What is the FAO AGRIS Open Data Set?
The FAO AGRIS Open Data Set (ODS) encompasses almost half of all the +16 million records in FAO AGRIS, offering metadata and links to full texts on food and agriculture topics. Released under a CC BY 4.0 license, the ODS fosters the reuse of research outputs and accelerates progress toward key Sustainable Development Goals, particularly those stewarded by FAO.
Its metadata is prepared to exacting FAIR standards—using Dublin Core and W3C Data Catalog schemas—so that every record is findable, accessible, interoperable, and reusable. Contributions arrive via OAI-PMH or email, are rigorously cleaned and standardized, and then made available to a global agricultural community.
The complete ODS can be downloaded as an XML file.
Benefits for Data Providers
Contributing to the FAO AGRIS ODS provides institutions with a set of strategic advantages that strengthen the visibility, reach, and impact of their scientific work. By sharing metadata, organizations enhance the global dissemination of their research outputs while ensuring full attribution and transparent data provenance. This increased visibility supports wider uptake of their research across the international scientific community. Participation also places institutions within an open-knowledge ecosystem where their metadata can be combined with other datasets to inform advanced, data-driven research, including machine-learning applications and linked-data initiatives. These connections create opportunities for collaboration and engagement in emerging areas of scientific development.
Importantly, participation in FAO AGRIS ODS is entirely voluntary. Institutions may join at any time and may withdraw should their circumstances change.
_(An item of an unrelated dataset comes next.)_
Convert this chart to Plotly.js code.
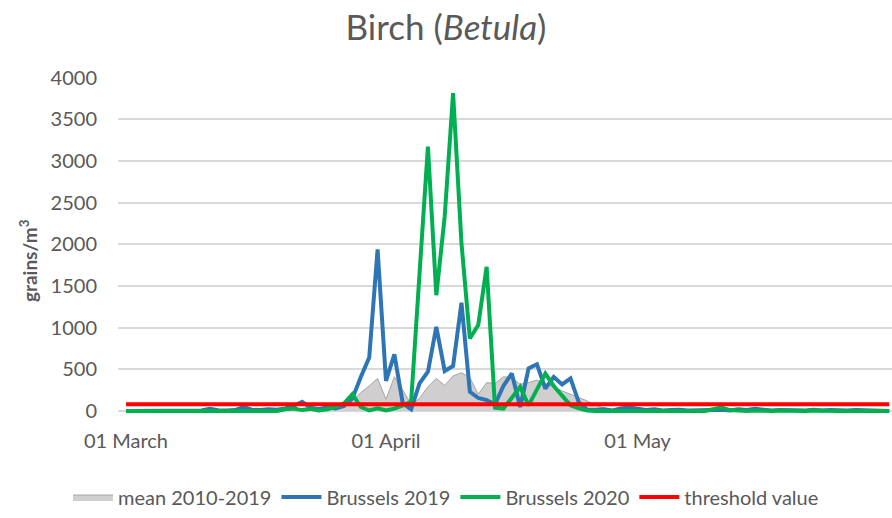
<!DOCTYPE html>
<html>
<head>
<meta charset="utf-8">
<script src="https://cdn.plot.ly/plotly-3.0.1.min.js"></script>
<style>html,body{margin:0;padding:0;background:#fff;}#chart{width:892px;height:518px;}</style>
</head>
<body>
<div id="chart"></div>
<script>
// Daily values, 01 March (index 0) to 31 May (index 91), grains/m³
const MEAN_2010_2019 = [
  2,2,3,3,3,4,4,5,5,5,
  6,6,7,8,8,9,10,10,12,14,
  15,20,18,20,25,40,70,120,220,300,
  390,140,410,250,80,150,290,390,308,420,
  460,400,200,340,330,410,400,320,340,370,
  330,290,240,200,160,120,70,35,15,10,
  8,8,7,6,6,5,5,5,4,4,
  4,4,3,3,3,3,3,2,2,2,
  2,2,2,2,2,1,1,1,1,1,1,1
];
const BRUSSELS_2019 = [
  0,0,0,5,0,0,5,0,0,5,
  25,8,5,10,45,15,10,20,15,30,
  60,110,40,20,45,30,60,150,408,640,
  1940,360,680,90,20,330,470,1010,480,540,
  1300,230,155,130,80,300,450,47,510,560,
  268,408,318,390,100,15,10,20,5,30,
  40,30,10,20,5,10,15,5,10,5,
  10,15,5,20,10,25,15,5,10,5,
  10,5,15,5,10,5,5,10,5,0,5,0
];
const BRUSSELS_2020 = [
  0,0,0,0,0,0,0,0,0,0,
  0,0,10,0,0,0,10,5,0,20,
  30,10,25,5,20,50,90,200,47,5,
  30,5,28,67,110,1650,3175,1390,2333,3817,
  2013,870,1030,1731,40,28,160,288,67,250,
  449,300,190,67,30,5,0,0,0,0,
  0,0,5,0,0,0,10,0,0,0,
  20,40,10,0,0,5,0,0,5,0,
  0,0,5,0,0,0,0,5,0,0,0,0
];
const THRESHOLD = 80;
const TICK_DAYS = [0, 31, 61];
const TICK_LABELS = ['01 March', '01 April', '01 May'];
const SERIES_NAMES = ['mean 2010-2019', 'Brussels 2019', 'Brussels 2020', 'threshold value'];

const days = MEAN_2010_2019.map((_, i) => i);
const lastDay = days[days.length - 1];

const FONT = 'Lato, "Open Sans", sans-serif';
const GREY = '#595959';

const traces = [
  {x: days, y: MEAN_2010_2019, name: SERIES_NAMES[0], type: 'scatter', mode: 'lines',
   fill: 'tozeroy', fillcolor: '#d0cece', line: {color: '#a6a6a6', width: 1}},
  {x: days, y: BRUSSELS_2019, name: SERIES_NAMES[1], type: 'scatter', mode: 'lines',
   line: {color: '#2e75b6', width: 4}},
  {x: days, y: BRUSSELS_2020, name: SERIES_NAMES[2], type: 'scatter', mode: 'lines',
   line: {color: '#00b050', width: 4}},
  {x: [days[0], lastDay], y: [THRESHOLD, THRESHOLD], name: SERIES_NAMES[3], type: 'scatter', mode: 'lines',
   line: {color: '#ff0000', width: 4}}
];

const layout = {
  width: 892, height: 518,
  paper_bgcolor: '#fff', plot_bgcolor: '#fff',
  margin: {l: 118, r: 0, t: 77.2, b: 105.3},
  font: {family: FONT, color: GREY, size: 20},
  title: {text: 'Birch (<i>Betula</i>)', font: {family: FONT, size: 35, color: GREY},
          x: 0.5, xref: 'container', xanchor: 'center', y: 1 - 28/518, yref: 'container', yanchor: 'middle'},
  xaxis: {range: [-0.95, 91.33], tickmode: 'array', tickvals: TICK_DAYS, ticktext: TICK_LABELS,
          showgrid: false, zeroline: false, showline: false, ticks: '', ticklabelstandoff: 14,
          tickfont: {family: FONT, size: 20, color: GREY}},
  yaxis: {range: [-25, 4010], tickmode: 'linear', tick0: 0, dtick: 500, tickformat: 'd',
          showgrid: true, gridcolor: '#d9d9d9', gridwidth: 2, zeroline: false, showline: false,
          ticks: '', ticklabelstandoff: 20,
          tickfont: {family: FONT, size: 20, color: GREY}},
  annotations: [{text: '<b>grains/m<sup>3</sup></b>', textangle: -90, showarrow: false,
                 xref: 'paper', yref: 'paper', x: (28 - 118) / 774, y: (412.7 - 261) / 335.5,
                 xanchor: 'center', yanchor: 'middle', font: {family: FONT, size: 19, color: GREY}}],
  showlegend: true,
  legend: {orientation: 'h', xref: 'container', x: 0.5, xanchor: 'center', yref: 'container', y: 1 - 497/518, yanchor: 'middle',
           font: {family: FONT, size: 20, color: GREY}, itemwidth: 40, traceorder: 'normal'}
};

Plotly.newPlot('chart', traces, layout, {displayModeBar: false, staticPlot: true});
</script>
</body>
</html>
By contributing metadata to the system, institutions support broader global efforts to expand access to scientific knowledge, advance progress toward the Sustainable Development Goals, and foster improvements in food security, agricultural practices, and nutrition worldwide.
Why Open Data Matters in Agriculture
Open data can transform agriculture by breaking down information silos and enabling stakeholders like smallholder farmers to multinational agribusinesses, to make faster, more informed decisions. By fostering transparency and accessibility, FAO AGRIS ODS also ensures that the benefits of agricultural innovation reach a wider range of stakeholders, including underserved communities. When datasets are openly licensed and machine-readable, users can combine, for example, climate models with soil health records to design climate-resilient cropping systems, or policymakers can overlay pest-outbreak data with distribution networks to preempt food shortages. Open data also democratizes knowledge: extension officers in remote regions can download localized best-practice guides straight from a global repository and use them offline.
Open agricultural data, including resources such as FAO AGRIS ODS, supports productivity gains, environmental sustainability, and equitable improvements in food security. It is also essential for monitoring progress toward the Sustainable Development Goals, particularly those related to ending hunger, advancing climate action, and promoting responsible consumption and production.